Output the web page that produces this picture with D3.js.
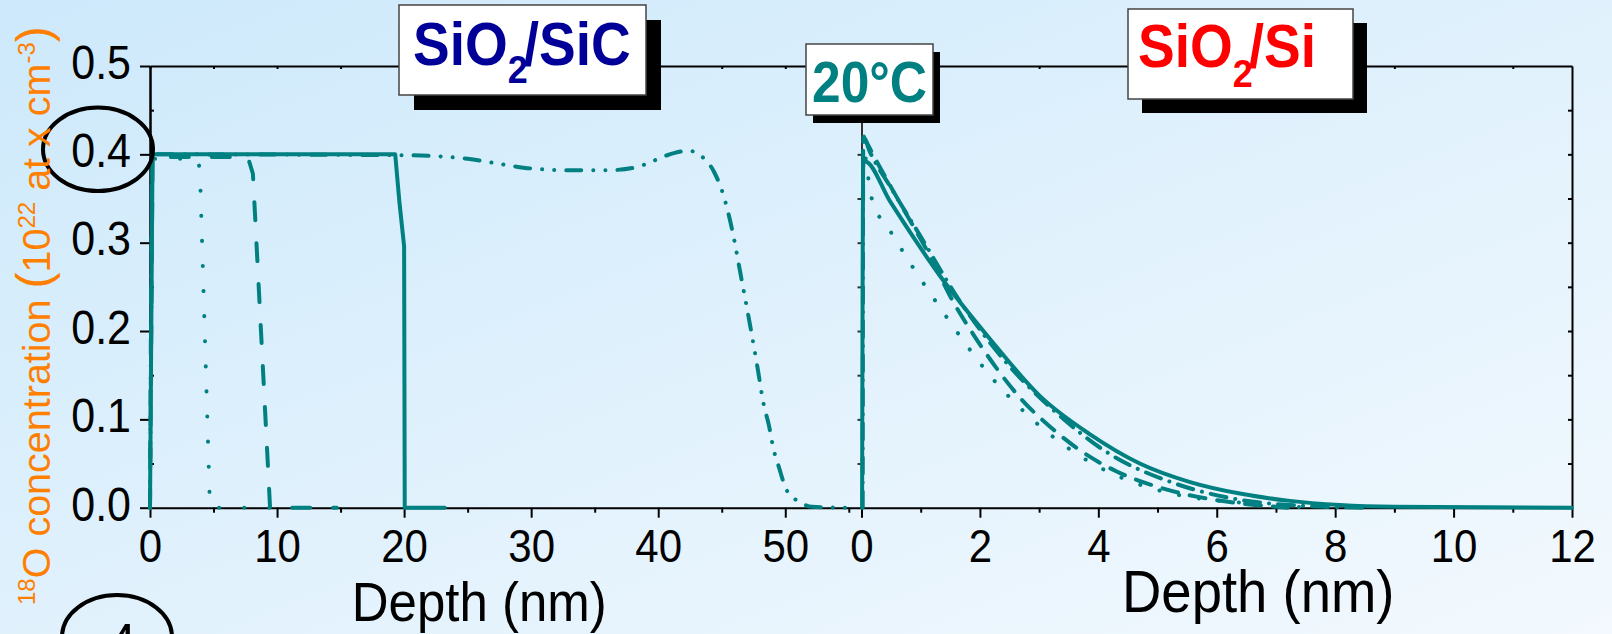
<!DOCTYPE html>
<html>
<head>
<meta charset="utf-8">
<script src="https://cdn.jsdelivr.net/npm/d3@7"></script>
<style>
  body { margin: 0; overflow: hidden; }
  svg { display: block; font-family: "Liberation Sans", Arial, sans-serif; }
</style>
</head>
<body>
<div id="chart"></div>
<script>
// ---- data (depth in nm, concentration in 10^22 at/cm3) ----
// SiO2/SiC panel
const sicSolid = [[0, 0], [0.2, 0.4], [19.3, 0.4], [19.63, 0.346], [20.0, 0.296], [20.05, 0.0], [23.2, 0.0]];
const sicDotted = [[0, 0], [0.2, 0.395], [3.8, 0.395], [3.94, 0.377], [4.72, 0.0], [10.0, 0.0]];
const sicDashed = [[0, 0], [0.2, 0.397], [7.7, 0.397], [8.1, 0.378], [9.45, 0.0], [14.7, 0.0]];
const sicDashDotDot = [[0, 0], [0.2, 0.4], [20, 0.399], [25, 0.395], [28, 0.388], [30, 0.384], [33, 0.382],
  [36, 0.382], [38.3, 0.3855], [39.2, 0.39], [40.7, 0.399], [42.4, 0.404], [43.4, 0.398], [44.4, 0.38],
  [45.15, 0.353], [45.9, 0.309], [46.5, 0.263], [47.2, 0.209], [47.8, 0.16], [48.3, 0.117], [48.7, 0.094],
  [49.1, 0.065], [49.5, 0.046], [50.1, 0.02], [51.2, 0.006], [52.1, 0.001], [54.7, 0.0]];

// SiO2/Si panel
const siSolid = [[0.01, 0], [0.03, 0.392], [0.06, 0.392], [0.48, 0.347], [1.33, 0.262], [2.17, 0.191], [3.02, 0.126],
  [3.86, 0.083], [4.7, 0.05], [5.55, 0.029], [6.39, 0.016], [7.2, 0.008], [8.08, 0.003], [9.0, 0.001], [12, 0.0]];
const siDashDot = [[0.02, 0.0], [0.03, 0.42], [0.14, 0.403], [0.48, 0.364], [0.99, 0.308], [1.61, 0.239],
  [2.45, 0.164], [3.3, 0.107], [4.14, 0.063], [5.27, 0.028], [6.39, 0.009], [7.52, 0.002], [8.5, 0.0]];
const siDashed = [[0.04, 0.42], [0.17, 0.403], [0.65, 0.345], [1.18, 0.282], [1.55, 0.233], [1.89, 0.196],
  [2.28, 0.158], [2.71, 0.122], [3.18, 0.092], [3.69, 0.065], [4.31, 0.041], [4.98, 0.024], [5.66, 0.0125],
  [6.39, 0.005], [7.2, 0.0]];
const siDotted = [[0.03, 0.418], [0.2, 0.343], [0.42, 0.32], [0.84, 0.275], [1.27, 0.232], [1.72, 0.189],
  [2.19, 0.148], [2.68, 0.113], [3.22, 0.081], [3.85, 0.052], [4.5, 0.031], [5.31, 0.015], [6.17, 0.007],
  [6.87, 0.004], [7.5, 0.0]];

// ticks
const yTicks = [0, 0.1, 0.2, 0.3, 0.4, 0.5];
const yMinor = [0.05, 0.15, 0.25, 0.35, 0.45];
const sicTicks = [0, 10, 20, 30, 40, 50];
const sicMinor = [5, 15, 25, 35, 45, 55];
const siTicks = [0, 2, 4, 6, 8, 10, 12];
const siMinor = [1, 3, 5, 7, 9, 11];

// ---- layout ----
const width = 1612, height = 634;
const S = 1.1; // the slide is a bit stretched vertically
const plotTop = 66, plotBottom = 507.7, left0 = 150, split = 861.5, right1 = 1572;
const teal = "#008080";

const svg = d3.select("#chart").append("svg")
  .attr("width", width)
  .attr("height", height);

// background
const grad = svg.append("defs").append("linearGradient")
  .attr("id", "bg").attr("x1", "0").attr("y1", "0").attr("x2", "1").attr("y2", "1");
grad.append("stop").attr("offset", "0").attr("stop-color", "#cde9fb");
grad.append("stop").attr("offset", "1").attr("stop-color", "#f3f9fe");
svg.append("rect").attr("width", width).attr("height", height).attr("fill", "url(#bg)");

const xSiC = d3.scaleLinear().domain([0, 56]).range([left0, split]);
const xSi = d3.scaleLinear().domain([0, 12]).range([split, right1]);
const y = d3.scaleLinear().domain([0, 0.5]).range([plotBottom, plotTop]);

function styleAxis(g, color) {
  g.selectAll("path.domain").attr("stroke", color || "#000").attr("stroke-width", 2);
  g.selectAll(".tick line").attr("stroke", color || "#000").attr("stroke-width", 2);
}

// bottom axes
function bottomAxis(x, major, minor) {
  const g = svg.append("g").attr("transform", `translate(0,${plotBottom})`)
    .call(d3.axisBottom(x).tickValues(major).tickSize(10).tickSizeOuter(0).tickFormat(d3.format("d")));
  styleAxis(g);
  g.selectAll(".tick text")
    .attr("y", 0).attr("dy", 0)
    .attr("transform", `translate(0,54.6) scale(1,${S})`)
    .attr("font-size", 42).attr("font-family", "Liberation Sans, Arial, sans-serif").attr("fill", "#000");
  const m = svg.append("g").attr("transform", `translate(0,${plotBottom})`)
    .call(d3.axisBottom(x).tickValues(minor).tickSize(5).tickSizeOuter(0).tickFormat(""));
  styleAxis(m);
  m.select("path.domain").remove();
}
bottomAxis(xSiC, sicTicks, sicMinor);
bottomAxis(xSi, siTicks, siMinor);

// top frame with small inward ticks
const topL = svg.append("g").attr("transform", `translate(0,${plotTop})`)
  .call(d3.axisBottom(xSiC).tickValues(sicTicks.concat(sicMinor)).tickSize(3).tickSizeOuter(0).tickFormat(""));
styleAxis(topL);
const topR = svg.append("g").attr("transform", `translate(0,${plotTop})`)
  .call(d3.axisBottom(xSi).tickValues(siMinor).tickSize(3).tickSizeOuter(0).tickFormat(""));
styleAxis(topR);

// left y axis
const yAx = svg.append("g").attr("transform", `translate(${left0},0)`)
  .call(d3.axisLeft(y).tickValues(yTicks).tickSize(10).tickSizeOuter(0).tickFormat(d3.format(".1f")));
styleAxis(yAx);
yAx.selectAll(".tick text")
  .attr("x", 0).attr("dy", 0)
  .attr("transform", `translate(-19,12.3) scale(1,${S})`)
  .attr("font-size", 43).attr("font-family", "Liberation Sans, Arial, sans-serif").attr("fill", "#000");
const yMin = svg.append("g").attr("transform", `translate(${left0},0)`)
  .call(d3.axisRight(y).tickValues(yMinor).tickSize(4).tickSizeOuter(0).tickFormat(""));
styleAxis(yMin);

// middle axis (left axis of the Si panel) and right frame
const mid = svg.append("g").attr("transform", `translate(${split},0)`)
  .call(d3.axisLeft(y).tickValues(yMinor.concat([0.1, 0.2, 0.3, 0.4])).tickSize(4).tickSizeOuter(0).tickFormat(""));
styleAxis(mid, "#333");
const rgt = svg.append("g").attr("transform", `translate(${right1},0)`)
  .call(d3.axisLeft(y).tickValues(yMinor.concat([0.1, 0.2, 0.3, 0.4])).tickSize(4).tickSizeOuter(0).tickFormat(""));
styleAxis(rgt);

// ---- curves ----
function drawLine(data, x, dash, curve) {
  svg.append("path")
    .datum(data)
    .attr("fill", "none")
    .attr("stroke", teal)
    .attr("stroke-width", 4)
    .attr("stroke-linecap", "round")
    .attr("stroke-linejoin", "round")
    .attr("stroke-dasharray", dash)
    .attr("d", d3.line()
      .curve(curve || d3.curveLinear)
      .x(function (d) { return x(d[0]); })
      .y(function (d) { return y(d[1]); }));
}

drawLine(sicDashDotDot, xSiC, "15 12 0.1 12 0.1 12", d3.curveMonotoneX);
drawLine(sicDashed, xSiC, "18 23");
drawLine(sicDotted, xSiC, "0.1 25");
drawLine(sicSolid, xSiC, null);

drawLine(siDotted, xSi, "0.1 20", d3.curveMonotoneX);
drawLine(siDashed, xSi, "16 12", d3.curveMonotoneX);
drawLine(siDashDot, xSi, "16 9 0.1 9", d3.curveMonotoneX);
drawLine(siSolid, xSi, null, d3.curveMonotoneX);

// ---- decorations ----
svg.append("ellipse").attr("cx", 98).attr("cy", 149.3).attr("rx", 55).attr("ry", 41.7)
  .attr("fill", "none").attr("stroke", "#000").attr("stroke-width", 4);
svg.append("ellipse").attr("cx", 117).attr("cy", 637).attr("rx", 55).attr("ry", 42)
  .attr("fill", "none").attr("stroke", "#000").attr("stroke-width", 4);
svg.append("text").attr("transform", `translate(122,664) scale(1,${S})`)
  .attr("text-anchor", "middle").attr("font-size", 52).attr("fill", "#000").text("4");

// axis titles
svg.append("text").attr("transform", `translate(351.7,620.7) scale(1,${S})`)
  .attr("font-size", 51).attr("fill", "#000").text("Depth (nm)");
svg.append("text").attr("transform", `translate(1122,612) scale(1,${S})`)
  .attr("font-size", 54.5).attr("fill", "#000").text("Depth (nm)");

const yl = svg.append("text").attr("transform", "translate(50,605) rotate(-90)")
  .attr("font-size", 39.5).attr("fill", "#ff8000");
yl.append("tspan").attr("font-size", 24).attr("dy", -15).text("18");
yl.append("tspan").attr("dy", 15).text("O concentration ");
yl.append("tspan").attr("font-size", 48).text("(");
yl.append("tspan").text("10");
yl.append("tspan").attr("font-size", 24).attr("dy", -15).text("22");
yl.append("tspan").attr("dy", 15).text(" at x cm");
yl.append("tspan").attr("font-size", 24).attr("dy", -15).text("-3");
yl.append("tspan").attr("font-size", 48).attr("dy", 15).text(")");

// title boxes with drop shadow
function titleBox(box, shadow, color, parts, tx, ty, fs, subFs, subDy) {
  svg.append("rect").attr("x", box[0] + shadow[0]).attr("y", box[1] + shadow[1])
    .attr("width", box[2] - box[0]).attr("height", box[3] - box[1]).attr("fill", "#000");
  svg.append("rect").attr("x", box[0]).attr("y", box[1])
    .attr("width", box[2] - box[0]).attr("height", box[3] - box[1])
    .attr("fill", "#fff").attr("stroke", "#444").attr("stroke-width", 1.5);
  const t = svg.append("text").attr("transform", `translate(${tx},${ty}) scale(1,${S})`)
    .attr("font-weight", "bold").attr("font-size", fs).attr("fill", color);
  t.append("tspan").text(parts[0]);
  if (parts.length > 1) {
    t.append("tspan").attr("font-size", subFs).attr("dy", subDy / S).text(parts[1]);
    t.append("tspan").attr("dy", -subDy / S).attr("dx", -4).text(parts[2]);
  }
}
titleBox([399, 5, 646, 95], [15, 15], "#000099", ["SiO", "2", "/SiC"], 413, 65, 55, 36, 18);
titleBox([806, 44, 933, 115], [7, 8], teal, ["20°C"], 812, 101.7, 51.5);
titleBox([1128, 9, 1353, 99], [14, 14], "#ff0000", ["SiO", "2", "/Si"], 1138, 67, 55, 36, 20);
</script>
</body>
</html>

+ + + + +

* What you should do *
Exactly reproduce the run of lines from the start of the listing through the line with "0.001], [54.7, 0.0]];", inclusive; pictures are not copied.

* Solved exercise *
Output the web page that produces this picture with D3.js.
<!DOCTYPE html>
<html>
<head>
<meta charset="utf-8">
<script src="https://cdn.jsdelivr.net/npm/d3@7"></script>
<style>
  body { margin: 0; overflow: hidden; }
  svg { display: block; font-family: "Liberation Sans", Arial, sans-serif; }
</style>
</head>
<body>
<div id="chart"></div>
<script>
// ---- data (depth in nm, concentration in 10^22 at/cm3) ----
// SiO2/SiC panel
const sicSolid = [[0, 0], [0.2, 0.4], [19.3, 0.4], [19.63, 0.346], [20.0, 0.296], [20.05, 0.0], [23.2, 0.0]];
const sicDotted = [[0, 0], [0.2, 0.395], [3.8, 0.395], [3.94, 0.377], [4.72, 0.0], [10.0, 0.0]];
const sicDashed = [[0, 0], [0.2, 0.397], [7.7, 0.397], [8.1, 0.378], [9.45, 0.0], [14.7, 0.0]];
const sicDashDotDot = [[0, 0], [0.2, 0.4], [20, 0.399], [25, 0.395], [28, 0.388], [30, 0.384], [33, 0.382],
  [36, 0.382], [38.3, 0.3855], [39.2, 0.39], [40.7, 0.399], [42.4, 0.404], [43.4, 0.398], [44.4, 0.38],
  [45.15, 0.353], [45.9, 0.309], [46.5, 0.263], [47.2, 0.209], [47.8, 0.16], [48.3, 0.117], [48.7, 0.094],
  [49.1, 0.065], [49.5, 0.046], [50.1, 0.02], [51.2, 0.006], [52.1, 0.001], [54.7, 0.0]];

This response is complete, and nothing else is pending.